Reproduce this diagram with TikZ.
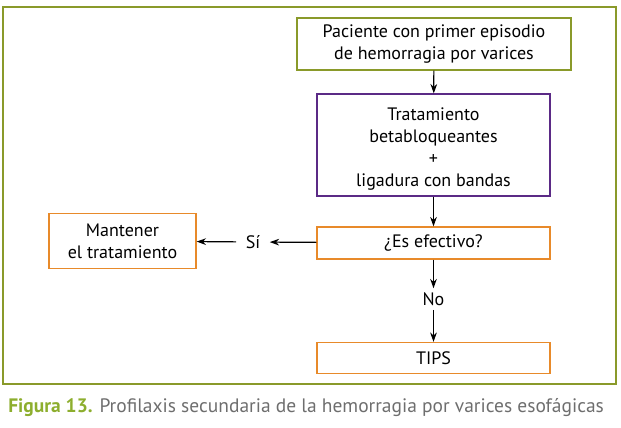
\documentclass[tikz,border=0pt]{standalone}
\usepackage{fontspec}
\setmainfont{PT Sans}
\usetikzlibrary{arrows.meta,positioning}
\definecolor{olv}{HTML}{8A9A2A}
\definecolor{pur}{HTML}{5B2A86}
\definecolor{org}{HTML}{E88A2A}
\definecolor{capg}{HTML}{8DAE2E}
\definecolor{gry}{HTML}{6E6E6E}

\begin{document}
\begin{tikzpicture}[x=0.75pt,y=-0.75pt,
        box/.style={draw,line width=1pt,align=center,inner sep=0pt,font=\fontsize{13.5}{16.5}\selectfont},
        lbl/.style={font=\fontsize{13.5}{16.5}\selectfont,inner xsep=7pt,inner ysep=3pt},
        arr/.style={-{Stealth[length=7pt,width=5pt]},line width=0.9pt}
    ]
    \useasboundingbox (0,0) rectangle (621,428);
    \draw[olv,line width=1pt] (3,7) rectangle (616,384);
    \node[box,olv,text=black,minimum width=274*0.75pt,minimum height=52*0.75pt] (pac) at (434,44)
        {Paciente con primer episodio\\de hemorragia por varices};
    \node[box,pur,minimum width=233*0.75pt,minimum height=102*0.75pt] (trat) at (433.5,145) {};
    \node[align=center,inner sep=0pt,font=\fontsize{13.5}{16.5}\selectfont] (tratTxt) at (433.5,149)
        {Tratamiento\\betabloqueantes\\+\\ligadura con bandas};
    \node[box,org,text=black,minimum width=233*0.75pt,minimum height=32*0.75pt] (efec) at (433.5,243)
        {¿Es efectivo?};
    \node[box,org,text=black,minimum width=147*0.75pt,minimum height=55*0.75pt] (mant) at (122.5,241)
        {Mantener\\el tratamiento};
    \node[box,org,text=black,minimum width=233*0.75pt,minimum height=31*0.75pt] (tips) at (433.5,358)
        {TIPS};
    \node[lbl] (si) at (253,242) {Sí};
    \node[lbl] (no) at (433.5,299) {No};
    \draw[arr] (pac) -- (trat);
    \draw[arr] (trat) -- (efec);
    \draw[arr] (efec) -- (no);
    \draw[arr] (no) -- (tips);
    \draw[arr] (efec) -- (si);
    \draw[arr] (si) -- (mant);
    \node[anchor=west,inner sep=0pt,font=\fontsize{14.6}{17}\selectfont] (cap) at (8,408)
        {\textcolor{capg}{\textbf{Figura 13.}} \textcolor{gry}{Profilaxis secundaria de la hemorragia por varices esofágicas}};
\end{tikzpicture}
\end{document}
──────────
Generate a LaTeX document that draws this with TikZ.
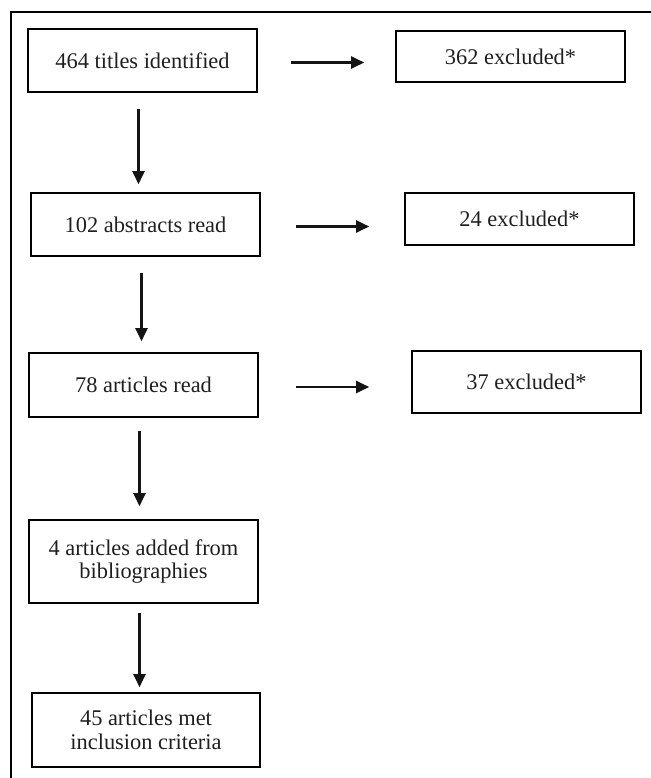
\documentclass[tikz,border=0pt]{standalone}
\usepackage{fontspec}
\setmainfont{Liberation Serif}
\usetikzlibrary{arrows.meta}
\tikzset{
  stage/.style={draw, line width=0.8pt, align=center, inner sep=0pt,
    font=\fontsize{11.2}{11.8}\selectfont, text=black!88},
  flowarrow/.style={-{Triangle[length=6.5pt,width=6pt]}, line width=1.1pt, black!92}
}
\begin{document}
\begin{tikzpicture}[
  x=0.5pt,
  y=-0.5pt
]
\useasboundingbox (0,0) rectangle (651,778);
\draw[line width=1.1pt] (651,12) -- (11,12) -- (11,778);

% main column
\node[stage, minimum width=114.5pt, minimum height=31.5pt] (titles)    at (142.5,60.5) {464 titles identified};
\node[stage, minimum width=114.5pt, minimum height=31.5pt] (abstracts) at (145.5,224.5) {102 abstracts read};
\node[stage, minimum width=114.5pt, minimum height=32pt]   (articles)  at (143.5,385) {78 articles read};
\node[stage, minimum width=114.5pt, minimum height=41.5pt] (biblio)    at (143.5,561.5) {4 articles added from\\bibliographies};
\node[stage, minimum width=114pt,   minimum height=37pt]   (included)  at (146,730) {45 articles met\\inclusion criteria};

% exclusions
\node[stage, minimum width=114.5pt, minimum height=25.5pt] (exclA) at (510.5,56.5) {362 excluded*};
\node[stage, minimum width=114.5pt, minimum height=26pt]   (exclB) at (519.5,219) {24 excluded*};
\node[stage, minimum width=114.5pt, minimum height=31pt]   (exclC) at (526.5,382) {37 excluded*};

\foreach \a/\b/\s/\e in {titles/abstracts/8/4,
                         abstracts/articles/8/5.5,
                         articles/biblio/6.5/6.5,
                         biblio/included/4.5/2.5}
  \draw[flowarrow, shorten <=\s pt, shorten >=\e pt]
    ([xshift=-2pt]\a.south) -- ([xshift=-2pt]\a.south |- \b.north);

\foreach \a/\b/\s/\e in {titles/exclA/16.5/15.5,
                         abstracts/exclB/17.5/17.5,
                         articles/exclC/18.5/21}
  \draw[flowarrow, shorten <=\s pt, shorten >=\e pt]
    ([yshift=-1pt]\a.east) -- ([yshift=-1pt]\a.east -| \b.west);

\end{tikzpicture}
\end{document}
──────────
Give the lines above again exactly, from the one containing "Generate a LaTeX" to the one containing "(11,12) -- (11,778);", both included, but leave out the pictures.

Generate a LaTeX document that draws this with TikZ.
\documentclass[tikz,border=0pt]{standalone}
\usepackage{fontspec}
\setmainfont{Liberation Serif}
\usetikzlibrary{arrows.meta}
\tikzset{
  stage/.style={draw, line width=0.8pt, align=center, inner sep=0pt,
    font=\fontsize{11.2}{11.8}\selectfont, text=black!88},
  flowarrow/.style={-{Triangle[length=6.5pt,width=6pt]}, line width=1.1pt, black!92}
}
\begin{document}
\begin{tikzpicture}[
  x=0.5pt,
  y=-0.5pt
]
\useasboundingbox (0,0) rectangle (651,778);
\draw[line width=1.1pt] (651,12) -- (11,12) -- (11,778);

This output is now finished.